Parshat Chayei Sarah

By Cantor Seth Ettinger, ’14

Chayei Sarah: A Lesson In Planning Ahead

When is the right time to establish a family trust? My wife, Sarah, and I recently finalized ours, which felt weird to do, in our thirties. We had to discuss, and make decisions on, who from our social network would care for our children should we both pass before they turned 18. We decided and provided stipulations for inheritance, splitting our estate between our small children. The most eerie part for me was establishing advance directives and what our final wishes will be for our post-life care and interment. Each step involved difficult conversations but once the trust was completed, we felt great relief in that our children would not have to worry about making difficult decisions on what to do should we, God-forbid, become incapacitated. Most importantly, our figuring out each decision brought Sarah and I closer together as marital partners.

Unfortunately, the same cannot be said about Sarah the matriarch, who at the beginning of this week’s parsha, Chayei Sarah, meaning, “the life of Sarah,” dies at 127 years of age. In the opening verses, Abraham returns to Hebron to “eulogize his wife Sarah and bewail her” following her death in Kiriath arba (Gen. 2:2). Though Sarah’s life is long, the abrupt transition to her death following the Akedah at the conclusion of Parshat Vayeira without citation of time, cause, nor a listing of her lineage, suggests that Sarah’s death was both sudden and unintended by God. Rashi provides a midrash that it was Satan who told her the events of the Akedah but before Satan could divulge that Isaac survived, Sarah let out six cries and her soul left her body (Ber. Rab. 58:5). According to the midrash, Sarah’s death would have occurred before Abraham and Isaac returned. Whether they learned of her death before, or upon, their return, Sarah’s death comes as a shock to Abraham and Isaac who, I’m imagine, like so many survivors of sudden loss, never thought they would be burying Sarah when they returned home.

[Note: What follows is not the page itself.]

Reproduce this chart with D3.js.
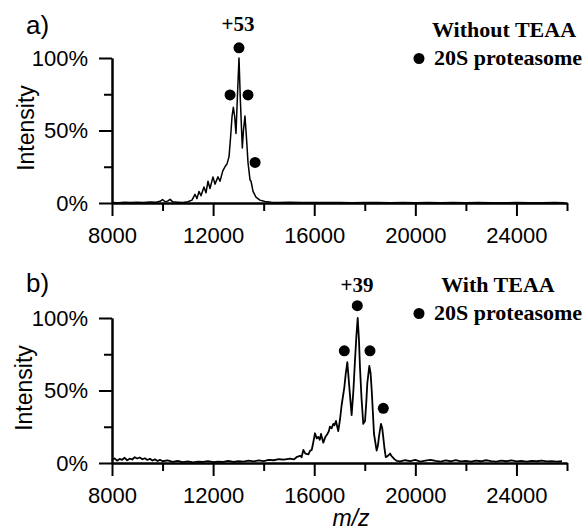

Adding to his stress, Abraham is then burdened with planning Sarah’s burial with no leads on burial sites; as the text states, “And Abraham arose from before his dead, and he spoke to the sons of Heth saying, ‘I am a stranger and an inhabitant with you. Give me burial property with you, so that I may bury my dead from before me” (Gen. 23:3-4). In knowing what he would attempt to do to Isaac, one would think that Abraham could have taken the time to discuss, with Sarah, her final wishes, should something happen to her while he and Isaac were away. Up to that moment, Abraham was keen on choosing the “good” path, and “one who chooses the good path,” according to Rabbi Shimon, “plans for the future” (Avot 2:9).

In this case, Chayei Sarah serves as a reminder that it is never too early to think about end-of-life affairs. We may think we have ample time, but we never know what could happen tomorrow. It is scary to know that we are all “terminal” but like I’ve observed with those whom I’ve accompanied in their final hours of life, nobody wants to have to make the decision to either not call the ambulance should they go into cardiac arrest, or take their spouse, parent, child, or friend off life-support because in most instances, those are the decisions that drive surviving family members apart. Let us instead learn from the life of Sarah and use the time we fortunately have left to lessen the burden on those who will survive us and instruct them on how we want to be interred and remembered so they don’t have to. Though we may not be around to see it, it will be the kindest act we can do for them when that moment comes.